Lee had also heard vague talk of another steamer (his spies among the Holo-holo tribe had definitely said the Germans had three big boats), but he made no particular mention of it to Sir Henry. Nor did the Belgian army intelligence report which Sir Henry commissioned as a follow-up. This omission, as it turned out, would have devastating consequences.
Lee’s scheme to attack the German steamers was simple in conception, but difficult in practice: if two British motor boats could be sent to South Africa, up the railway to the Belgian Congo, and dragged through mountains and bush to the lake, they could then sink or disable the Hedwig and the Kingani. Taking control of Lake Tanganyika in this manner would allow Belgian forces from the Congo and British forces from Kenya and Northern Rhodesia to drive the Germans back to the eastern seaboard. That was the idea, anyway.
In one of the Admiralty’s beautifully appointed rooms—all oak panels and heavy chairs and paintings of Drake and Franklin—naval experts quizzed Lee on why it was not better to take much bigger boats. The Germans had taken out the Hedwig in sections in 1900, they told him. Why could we not do the same?

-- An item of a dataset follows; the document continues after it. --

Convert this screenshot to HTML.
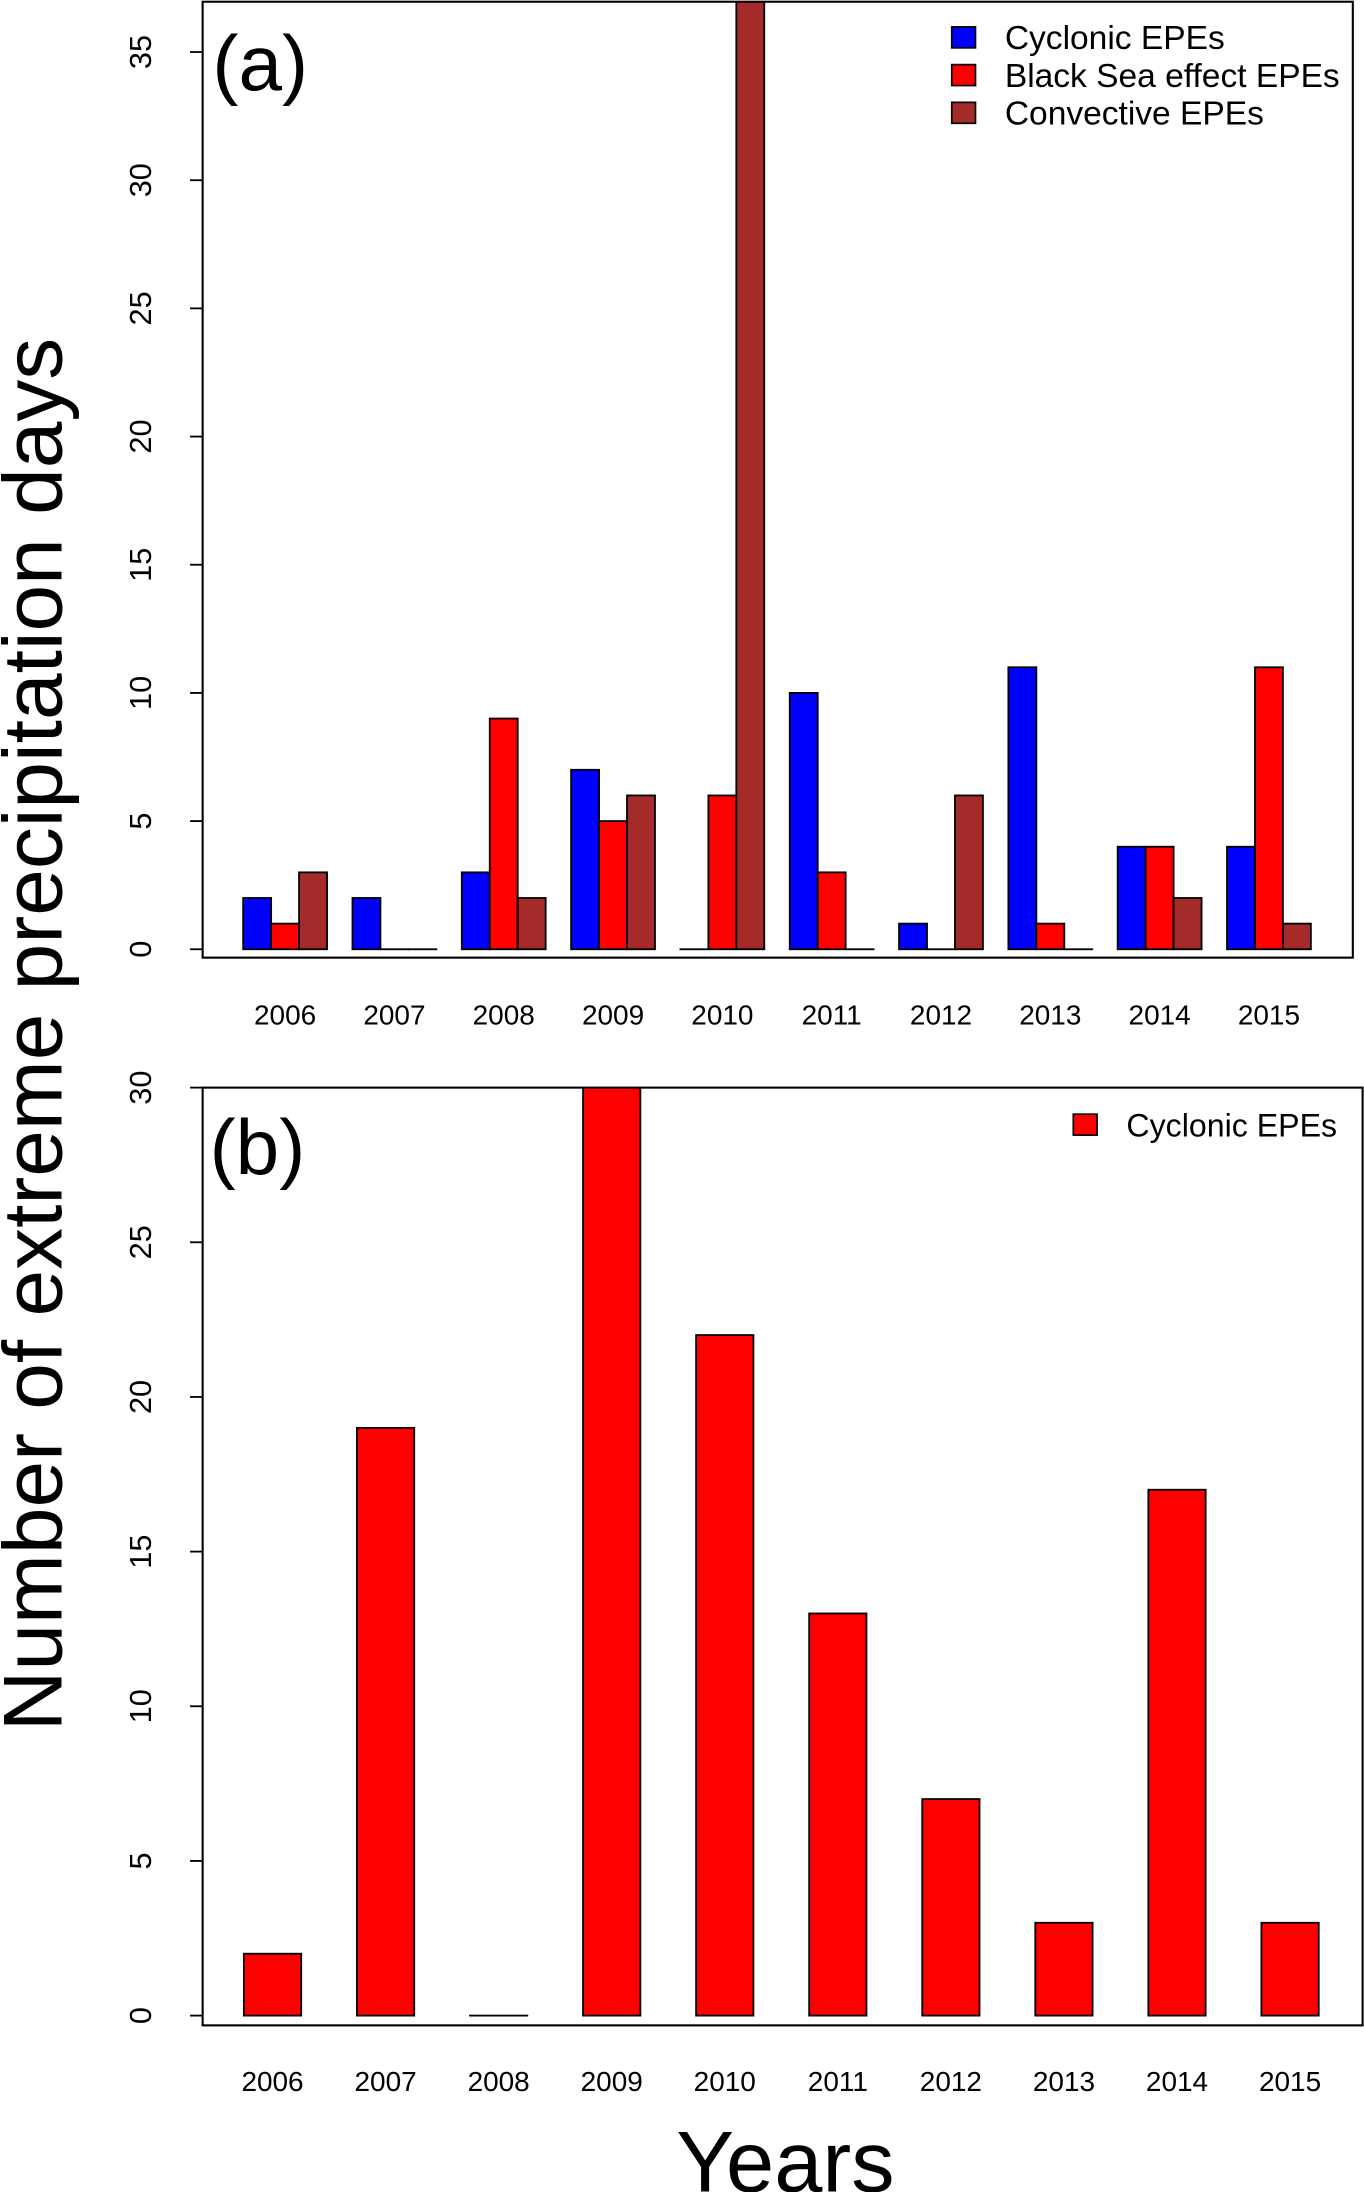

The hunter explained that African spies told the Germans everything. If they heard that a big ship was being assembled on the lakeshore they would land and try to damage or destroy it, just as they had done with the Belgian ship Alexandre del Commune. This, and associated problems with the supply of parts, was why the Belgians were keeping back their biggest steamer, the Baron Dhanis, which remained in pieces at a railhead in the Congolese interior.